Beijing and Washington on Thursday agreed to hold high-level talks in early October in Washington, cheering investors hoping for an end to the trade war between the world's two biggest economies that has brought tit-for-tat tariff hikes, chipping away at economic growth.
The prolonged dispute had a dampening effect on oil prices, although they have risen over the year, helped by production cuts led by the Organization of the Petroleum Exporting Countries and its ally Russia to drain inventories.
"If trade tensions escalate further, oil demand growth may soften even more, requiring much lower prices," Giovanni Staunovo, oil analyst for UBS, said in a note analysing oil market trends for 2020.
"On the other hand, unexpected supply disruptions in the Middle East or a surprise production cut by OPEC and its allies may push oil prices higher".
US crude and product inventories fell last week, with crude drawing down for a third consecutive week despite a jump in imports, the Energy Information Administration (EIA) said.
Crude stocks dropped 4.8 million barrels, nearly double analysts' expectations, to 423 million barrels, their lowest since October 2018.
Oil prices on Thursday soared more than two per cent after the EIA report, although they gradually trimmed gains as investors are not entirely convinced that the Sino-US trade talks will yield results.
"There is still no getting away from lingering demand-side concerns," said Stephen Brennock of oil broker PVM.

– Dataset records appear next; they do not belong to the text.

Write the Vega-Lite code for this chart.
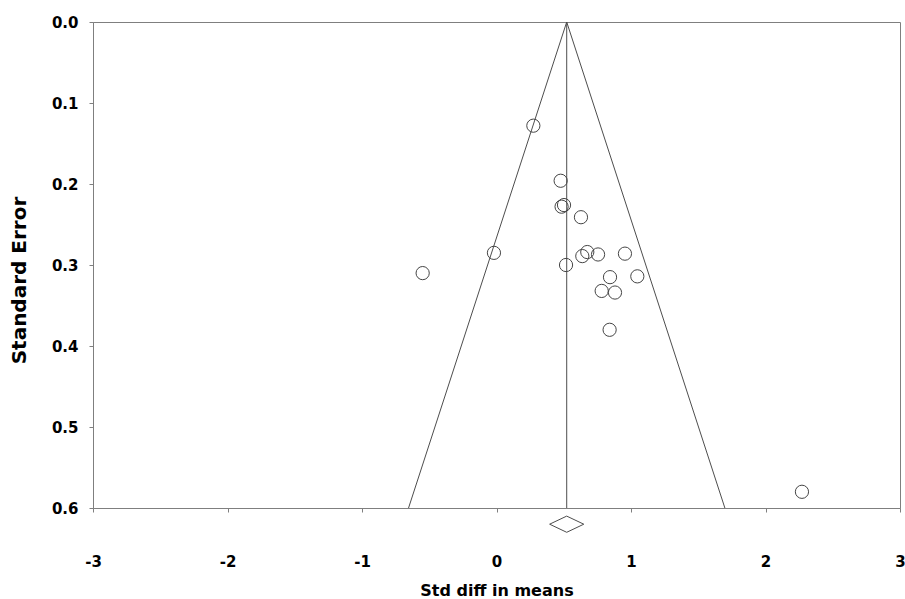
{
  "$schema": "https://vega.github.io/schema/vega-lite/v6.json",
  "width": 807,
  "height": 486,
  "autosize": {"type": "none"},
  "padding": {"left": 93, "top": 22, "right": 5, "bottom": 91},
  "background": "white",
  "config": {
    "view": {"stroke": "#7f7f7f", "strokeWidth": 1},
    "font": "DejaVu Sans"
  },
  "datasets": {
    "studies": [
      {"x": 0.274, "se": 0.128},
      {"x": 0.477, "se": 0.196},
      {"x": 0.484, "se": 0.228},
      {"x": 0.502, "se": 0.226},
      {"x": 0.628, "se": 0.241},
      {"x": -0.019, "se": 0.285},
      {"x": -0.549, "se": 0.310},
      {"x": 0.517, "se": 0.300},
      {"x": 0.638, "se": 0.289},
      {"x": 0.675, "se": 0.284},
      {"x": 0.755, "se": 0.287},
      {"x": 0.955, "se": 0.286},
      {"x": 1.047, "se": 0.314},
      {"x": 0.844, "se": 0.315},
      {"x": 0.782, "se": 0.332},
      {"x": 0.881, "se": 0.334},
      {"x": 0.841, "se": 0.380},
      {"x": 2.271, "se": 0.580}
    ],
    "funnel": [
      {"x": -0.654, "se": 0.6, "ord": 1},
      {"x": 0.522, "se": 0.0, "ord": 2},
      {"x": 1.698, "se": 0.6, "ord": 3}
    ],
    "pooled": [
      {"x": 0.522, "se": 0.0, "se2": 0.6}
    ],
    "diamond": [
      {"x": 0.395, "se": 0.620, "ord": 1},
      {"x": 0.522, "se": 0.610, "ord": 2},
      {"x": 0.649, "se": 0.620, "ord": 3},
      {"x": 0.522, "se": 0.630, "ord": 4},
      {"x": 0.395, "se": 0.620, "ord": 5}
    ]
  },
  "encoding": {
    "x": {
      "field": "x",
      "type": "quantitative",
      "scale": {"domain": [-3, 3], "nice": false, "zero": false},
      "axis": {
        "title": "Std diff in means",
        "values": [-3, -2, -1, 0, 1, 2, 3],
        "labelExpr": "'' + datum.value",
        "grid": false,
        "domainColor": "#7f7f7f",
        "tickColor": "#7f7f7f",
        "tickSize": 4,
        "labelPadding": 42,
        "labelFlush": false,
        "labelOverlap": false,
        "labelFont": "DejaVu Sans",
        "labelFontWeight": "bold",
        "labelFontSize": 15,
        "labelColor": "black",
        "titleFont": "DejaVu Sans",
        "titleFontWeight": "bold",
        "titleFontSize": 16,
        "titleColor": "black",
        "titleY": 87,
        "titleBaseline": "alphabetic"
      }
    },
    "y": {
      "field": "se",
      "type": "quantitative",
      "scale": {"domain": [0, 0.6], "reverse": true, "nice": false, "zero": false},
      "axis": {
        "title": "Standard Error",
        "values": [0, 0.1, 0.2, 0.3, 0.4, 0.5, 0.6],
        "format": ".1f",
        "grid": false,
        "domainColor": "#7f7f7f",
        "tickColor": "#7f7f7f",
        "tickSize": 4,
        "labelPadding": 11,
        "labelFlush": false,
        "labelOverlap": false,
        "labelFont": "DejaVu Sans",
        "labelFontWeight": "bold",
        "labelFontSize": 15,
        "labelColor": "black",
        "titleFont": "DejaVu Sans",
        "titleFontWeight": "bold",
        "titleFontSize": 20,
        "titleColor": "black",
        "titleAngle": -90,
        "titleX": -68,
        "titleY": 258,
        "titleAlign": "center",
        "titleBaseline": "alphabetic"
      }
    }
  },
  "layer": [
    {
      "data": {"name": "funnel"},
      "mark": {"type": "line", "color": "#4d4d4d", "strokeWidth": 1},
      "encoding": {"order": {"field": "ord", "type": "quantitative"}}
    },
    {
      "data": {"name": "pooled"},
      "mark": {"type": "rule", "color": "#4d4d4d", "strokeWidth": 1},
      "encoding": {"y2": {"field": "se2"}}
    },
    {
      "data": {"name": "diamond"},
      "mark": {"type": "line", "color": "#4d4d4d", "strokeWidth": 1, "clip": false},
      "encoding": {"order": {"field": "ord", "type": "quantitative"}}
    },
    {
      "data": {"name": "studies"},
      "mark": {"type": "point", "shape": "circle", "filled": false, "size": 175, "stroke": "#454545", "strokeWidth": 1, "opacity": 1}
    }
  ]
}
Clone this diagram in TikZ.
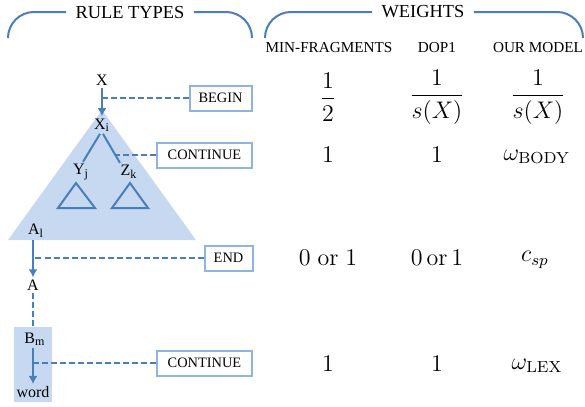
\documentclass[tikz,border=0pt]{standalone}
\usepackage[no-math]{fontspec}
\setmainfont{Liberation Serif}
\usetikzlibrary{arrows.meta,calc}
\definecolor{lineblue}{RGB}{74,126,187}
\definecolor{shadeblue}{RGB}{198,217,240}
\definecolor{boxblue}{RGB}{142,180,227}
\tikzset{
  lbl/.style={inner sep=1pt, font=\fontsize{8}{9}\selectfont},
  rulebox/.style={draw=boxblue, line width=1pt, inner sep=0pt, minimum height=12.5pt,
    font=\fontsize{7.2}{8}\selectfont},
  title/.style={inner sep=4.5pt, font=\fontsize{9.2}{10}\selectfont},
  colhead/.style={inner sep=1pt, font=\fontsize{7.6}{9}\selectfont},
  weight/.style={inner sep=1pt, font=\fontsize{11.5}{13}\selectfont},
  bracket/.style={draw=lineblue, line width=1pt, rounded corners=13pt},
  treeline/.style={draw=lineblue, line width=1pt},
  arr/.style={treeline, -{Latex[length=4pt,width=4.5pt]}},
  dashline/.style={draw=lineblue, line width=0.8pt, dash pattern=on 3pt off 1.5pt},
}
\begin{document}
\begin{tikzpicture}[x=0.5pt,y=-0.5pt]
  %%%%% FRAME %%%%%
  \useasboundingbox (0,0) rectangle (585,407);

  %%%%% HEADINGS %%%%%
  \node[title] (rules) at (130,12) {RULE TYPES};
  \node[title] (weights) at (423,12) {WEIGHTS};
  \draw[bracket] (rules.west) -| (8,38);
  \draw[bracket] (rules.east) -| (252,38);
  \draw[bracket] (weights.west) -| (265,38);
  \draw[bracket] (weights.east) -| (583,38);

  \node[colhead] (minfrag) at (329,48) {MIN-FRAGMENTS};
  \node[colhead] (dop) at (437,48) {DOP1};
  \node[colhead] (ours) at (538,48) {OUR MODEL};

  %%%%% SHADED AREAS %%%%%
  \fill[shadeblue] (102,110) -- (8,240) -- (196,240) -- cycle;
  \node[fill=shadeblue, minimum width=19pt, minimum height=37.5pt, inner sep=0pt]
    (lexbox) at (33,364.5) {};

  %%%%% TREE %%%%%
  \node[lbl] (x) at (102,80) {X};
  \node[lbl] (xi) at (102,125) {X\textsubscript{i}};
  \node[lbl] (yj) at (81,172) {Y\textsubscript{j}};
  \node[lbl] (zk) at (129,172) {Z\textsubscript{k}};
  \node[lbl] (al) at (36,231) {A\textsubscript{l}};
  \node[lbl] (a) at (33,285) {A};
  \node[lbl] (bm) at (35,339) {B\textsubscript{m}};
  \node[lbl] (word) at (33,392) {word};

  \draw[arr] (x) -- (xi);
  \draw[treeline] ([xshift=-1pt]xi.south) -- ([xshift=1pt]yj.north);
  \draw[treeline] ([xshift=0.5pt]xi.south) -- node[pos=0.72,coordinate] (br) {} ([xshift=-4.5pt]zk.north);
  \draw[treeline] (76,183) -- (58,208) -- (95,208) -- cycle;
  \draw[treeline] (130,183) -- (112,208) -- (148,208) -- cycle;
  \draw[arr] (al.south -| a) -- (a);
  \draw[dashline] (a) -- (lexbox.north -| a);
  \draw[arr] (bm.south -| word) -- (word);

  %%%%% RULE TYPES %%%%%
  \node[rulebox, minimum width=31pt] (begin) at (220.5,98) {BEGIN};
  \node[rulebox, minimum width=47.5pt] (cont1) at (204.5,155) {CONTINUE};
  \node[rulebox, minimum width=24pt] (end) at (228.5,258) {END};
  \node[rulebox, minimum width=47.5pt] (cont2) at (204.5,363) {CONTINUE};

  \draw[dashline] (begin.west) -- (begin.west -| x);
  \draw[dashline] (cont1.west) -- (cont1.west -| br);
  \draw[dashline] (end.west) -- (end.west -| a);
  \draw[dashline] (cont2.west) -- (cont2.west -| word);

  %%%%% WEIGHTS %%%%%
  \node[weight] (w11) at (328,97) {$\displaystyle\frac{1}{2}$};
  \node[weight] (w12) at (437,97) {$\displaystyle\frac{1}{s(X)}$};
  \node[weight] (w13) at (538,97) {$\displaystyle\frac{1}{s(X)}$};

  \node[weight] (w21) at (328,155) {$1$};
  \node[weight] (w22) at (437,155) {$1$};
  \node[weight] (w23) at (537,157) {$\omega_{\mathrm{BODY}}$};

  \node[weight] (w31) at (328,258) {$0\hspace{3.5pt}\mathrm{or}\hspace{3.5pt}1$};
  \node[weight] (w32) at (437,258) {$0\hspace{2pt}\mathrm{or}\hspace{2pt}1$};
  \node[weight] (w33) at (535,260) {$c_{sp}$};

  \node[weight] (w41) at (328,364) {$1$};
  \node[weight] (w42) at (437,364) {$1$};
  \node[weight] (w43) at (537,366) {$\omega_{\mathrm{LEX}}$};
\end{tikzpicture}
\end{document}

"Consequently, any looming upside potential will be built on wobbly foundations so long as the US and China continue to do battle on the trade front."
In another sign of a possible global economic slowdown, data released on Friday showed German industrial output unexpectedly fell in July, putting Europe's biggest economy at risk of falling into a recession in the third quarter.
European markets slipped from one-month highs and the upbeat mood brought on by progress toward US-China trade talks seemed to fade as markets awaited US jobs data later on Friday.